Entre les diverses histoires qui composent ce recueil, un fil se tend, reliant les êtres réels aux personnages issus de son imaginaire, un pont jeté entre des exploités, des vaincus et des hommes révoltés: «Mes personnages, les vaincus, ne rejettent pas la défaite; ils l’assument avec orgueil parce qu’ils savent qu’ils luttent pour quelque chose de noble, pour la meilleure des causes.» Sepúlveda écrit sur un jeune chilien tué par balle pour avoir volé de la nourriture, sur des enfants d’un quartier très pauvre de Santiago qui ont dressé des barricades, préparé des cocktails Molotov, essuyé des tirs et qui en parlent comme d’un jeu innocent. Il met en scène ces «héros silencieux, fragiles et durs», qui ont été à l’école d’Allende et ont défendu «avec dureté la fragilité démocratique», mais «l’écriture devient une option gênante» en face de ces injustices. «La littérature, les livres n’ont jamais rien changé. Nous changeons la société comme citoyens avec notre participation de citoyens», avance Sepúlveda, lucide. Le vieux guerrier, qui a été de la brigade Simon Bolívar, la dernière dans l’histoire des luttes de libération sur le continent américain, ne croit pas aux miracles. Il croit à la force des humains ensemble.

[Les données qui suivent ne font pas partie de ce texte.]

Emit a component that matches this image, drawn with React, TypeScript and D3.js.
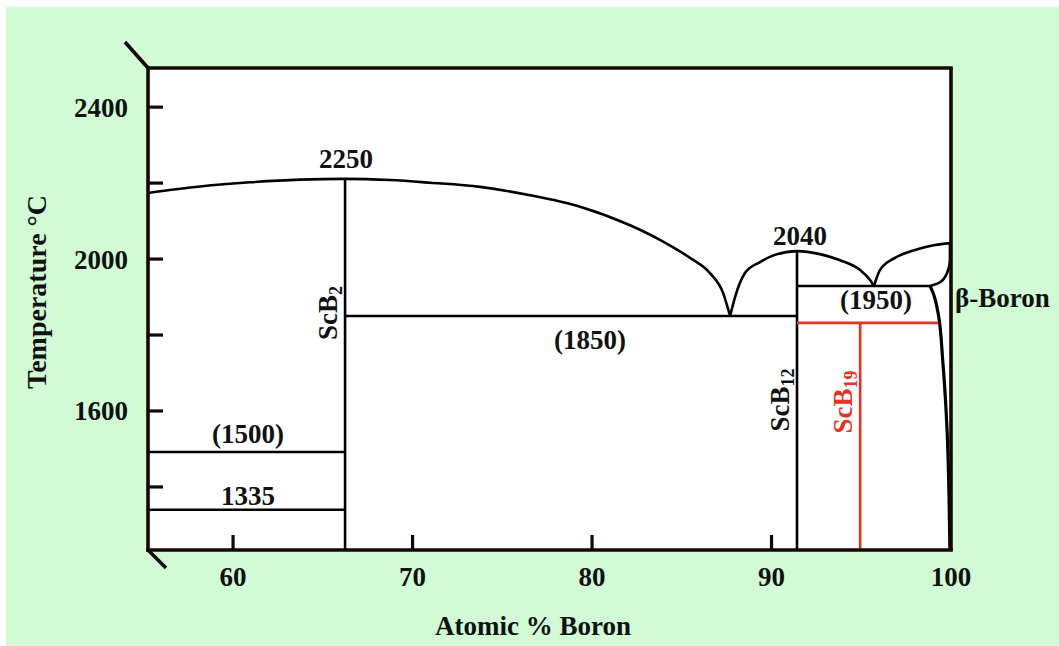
import React from "react";
import * as d3 from "d3";

// ---- data (atomic % B, temperature °C) ----
const xDomain: [number, number] = [55.26, 100];
const yDomain: [number, number] = [1234, 2503];

const yTicks = [1400, 1600, 1800, 2000, 2200, 2400];
const yTickLabels = [1600, 2000, 2400];
const xTicks = [60, 70, 80, 90];
const xTickLabels = [60, 70, 80, 90, 100];

const liquidusLeft: [number, number][] = [
  [55.26, 2174], [58.16, 2191], [60.95, 2202], [63.73, 2209], [66.24, 2211], [68.75, 2208],
  [70.97, 2201], [73.76, 2190], [76.55, 2168], [79.33, 2138], [82.12, 2089], [83.96, 2046],
  [85.46, 2003], [86.57, 1963], [87.3, 1911], [87.69, 1850],
];
const liquidusMid: [number, number][] = [
  [87.69, 1850], [87.97, 1900], [88.52, 1963], [89.36, 1992], [90.19, 2011],
  [91.42, 2021], [92.7, 2013], [93.82, 1997], [94.94, 1971], [95.49, 1945], [95.71, 1929],
];
const liquidusRight: [number, number][] = [
  [95.71, 1929], [96.04, 1971], [96.88, 2003], [97.99, 2024], [99.11, 2037], [99.94, 2042],
];
const leafCurve: [number, number][] = [
  [99.94, 2042], [99.94, 1997], [99.78, 1963], [99.39, 1939], [98.83, 1929],
];
const solidus: [number, number][] = [
  [98.83, 1929], [99.0, 1911], [99.28, 1858], [99.55, 1726], [99.78, 1550], [99.89, 1374], [99.94, 1234],
];

const scB2X = 66.24, scB2Top = 2211;
const scB12X = 91.42, scB12Top = 2021;
const eutectic1850 = { t: 1850, x0: 66.24, x1: 91.42 };
const line1950 = { t: 1929, x0: 91.42, x1: 98.83 };
const line1500 = { t: 1492, x0: 55.26, x1: 66.24 };
const line1335 = { t: 1340, x0: 55.26, x1: 66.24 };
const redH = { t: 1832, x0: 91.42, x1: 99.28 };
const redVX = 94.94;

const GREEN = "#d0fbd4";
const RED = "#e8321f";
const AXIS = "#160606";
const FONT = "'Liberation Serif', 'Times New Roman', serif";

export default function App() {
  const x = d3.scaleLinear().domain(xDomain).range([148, 951]);
  const y = d3.scaleLinear().domain(yDomain).range([550, 68]);
  const lineX = d3
    .line<[number, number]>()
    .x((d) => x(d[0]))
    .y((d) => y(d[1]))
    .curve(d3.curveMonotoneX);
  const lineY = d3
    .line<[number, number]>()
    .x((d) => x(d[0]))
    .y((d) => y(d[1]))
    .curve(d3.curveMonotoneY);

  const [xl, xr] = x.range();
  const [yb, yt] = y.range();

  const txt = { fontFamily: FONT, fontWeight: 700, fontSize: 27, fill: "#111" } as const;

  const hLine = (o: { t: number; x0: number; x1: number }, color: string, w = 2.6) => (
    <line x1={x(o.x0)} x2={x(o.x1)} y1={y(o.t)} y2={y(o.t)} stroke={color} strokeWidth={w} />
  );

  return (
    <svg width={1059} height={646} style={{ position: "absolute", left: 0, top: 0 }}>
      <rect x={6} y={7} width={1053} height={639} fill={GREEN} />
      <rect x={xl} y={yt} width={xr - xl} height={yb - yt} fill="#fff" />

      {/* phase lines */}
      <g fill="none" stroke="#000" strokeWidth={2.6}>
        <path d={lineX(liquidusLeft) || ""} />
        <path d={lineX(liquidusMid) || ""} />
        <path d={lineX(liquidusRight) || ""} />
        <path d={lineY(leafCurve) || ""} />
        <path d={lineY(solidus) || ""} strokeWidth={3.2} />
      </g>
      <line x1={x(scB2X)} x2={x(scB2X)} y1={y(scB2Top)} y2={yb} stroke="#000" strokeWidth={2.6} />
      <line x1={x(scB12X)} x2={x(scB12X)} y1={y(scB12Top)} y2={yb} stroke="#000" strokeWidth={2.6} />
      {hLine(eutectic1850, "#000")}
      {hLine(line1950, "#000")}
      {hLine(line1500, "#000")}
      {hLine(line1335, "#000")}
      {hLine(redH, RED)}
      <line x1={x(redVX)} x2={x(redVX)} y1={y(redH.t)} y2={yb} stroke={RED} strokeWidth={2.6} />

      {/* frame */}
      <g stroke={AXIS} strokeWidth={3.6} fill="none">
        <line x1={xl} x2={xl} y1={yt - 1.8} y2={yb + 1.8} />
        <line x1={xl - 1.8} x2={xr + 1.8} y1={yb} y2={yb} />
        <line x1={xl} x2={xr + 1.8} y1={yt} y2={yt} />
        <line x1={xr} x2={xr} y1={yt} y2={yb} />
        <line x1={xl} y1={yt} x2={xl - 23} y2={yt - 26} />
        <line x1={xl} y1={yb} x2={xl + 18} y2={yb + 18} />
      </g>

      {/* ticks */}
      <g stroke={AXIS} strokeWidth={3.2}>
        {yTicks.map((t) => (
          <line key={t} x1={xl} x2={xl + 15} y1={y(t)} y2={y(t)} />
        ))}
        {xTicks.map((t) => (
          <line key={t} x1={x(t)} x2={x(t)} y1={yb} y2={yb - 15} />
        ))}
      </g>
      {yTickLabels.map((t) => (
        <text key={t} {...txt} x={128} y={y(t)} dy="0.35em" textAnchor="end">{t}</text>
      ))}
      {xTickLabels.map((t) => (
        <text key={t} {...txt} x={x(t)} y={586} textAnchor="middle">{t}</text>
      ))}

      {/* axis titles */}
      <text {...txt} fontSize={28} transform="translate(46,292) rotate(-90)" textAnchor="middle">Temperature °C</text>
      <text {...txt} x={533} y={635} textAnchor="middle">Atomic % Boron</text>

      {/* annotations */}
      <text {...txt} x={346} y={168} textAnchor="middle">2250</text>
      <text {...txt} x={800} y={245} textAnchor="middle">2040</text>
      <text {...txt} x={876} y={309} textAnchor="middle">(1950)</text>
      <text {...txt} x={590} y={349} textAnchor="middle">(1850)</text>
      <text {...txt} x={248} y={443} textAnchor="middle">(1500)</text>
      <text {...txt} x={248} y={505} textAnchor="middle">1335</text>
      <text {...txt} x={955} y={307}>β-Boron</text>

      <text {...txt} transform="translate(337,313) rotate(-90)" textAnchor="middle">
        ScB<tspan fontSize={18} dy={5}>2</tspan>
      </text>
      <text {...txt} transform="translate(789,400) rotate(-90)" textAnchor="middle">
        ScB<tspan fontSize={18} dy={5}>12</tspan>
      </text>
      <text {...txt} fill={RED} transform="translate(852,402) rotate(-90)" textAnchor="middle">
        ScB<tspan fontSize={18} dy={5}>19</tspan>
      </text>
    </svg>
  );
}
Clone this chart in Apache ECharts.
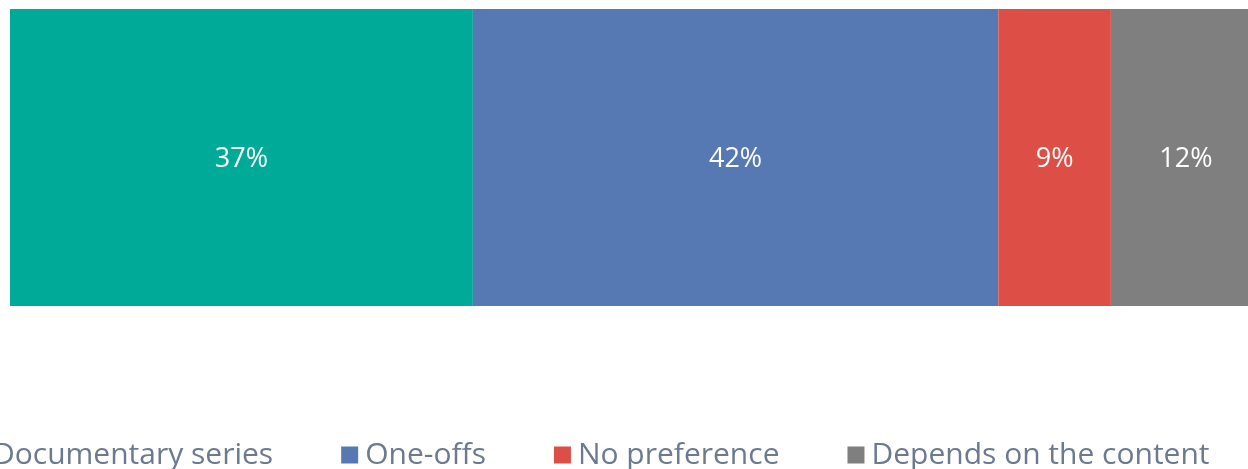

Le chimpanzé et le pays fragile
Indigné, Sepúlveda le demeure malgré la légèreté de certaines de ses Histoires d’ici et d’ailleurs, qui traitent aussi de couches jetables qui permettent le reboisement de nos forêts! Capable d’humour et d’une tendre ironie, l’écrivain excelle aussi dans la moquerie. Au sujet de la devise «ni oubli ni pardon», un leitmotiv qu’il ressasse dans le livre, il explique que ce sont des choses impossibles tant que les coupables des pires crimes ne demandent pardon, ce qui n’a pas encore été fait. «Je rejette l’oubli parce que je désire préserver la mémoire des meilleures années qu’a connu le Chili, qui est un pays contradictoire. Par exemple, le président actuel a l’intelligence d’un chimpanzé, mais quand il a libéré les trente-trois mineurs, sa popularité a augmenté, jusqu’à ce qu’il fasse une grosse bêtise deux semaines plus tard et que sa popularité baisse, baisse et baisse encore.»

De ce pays qu’il a aimé, qu’il a fui dans la violence et qu’il retrouve avec un peu de nostalgie, d’amertume, mais aussi une joie gamine, Sepúlveda brosse un portrait vibrant. «Il est évident que le pays a changé, en bien et en mal. La dictature a laissé un Chili déchiré entre vainqueurs et vaincus.» Le seul legs que l’écrivain, l’homme et le militant puisse vraiment offrir aux générations futures est celui d’une noble fraternité. Ainsi s’inscrivent l’œuvre et la parole d’un vieux guérillero, accueillies comme celles d’un sage dont le rire éclaire la nuit encore noire d’un pays fragile.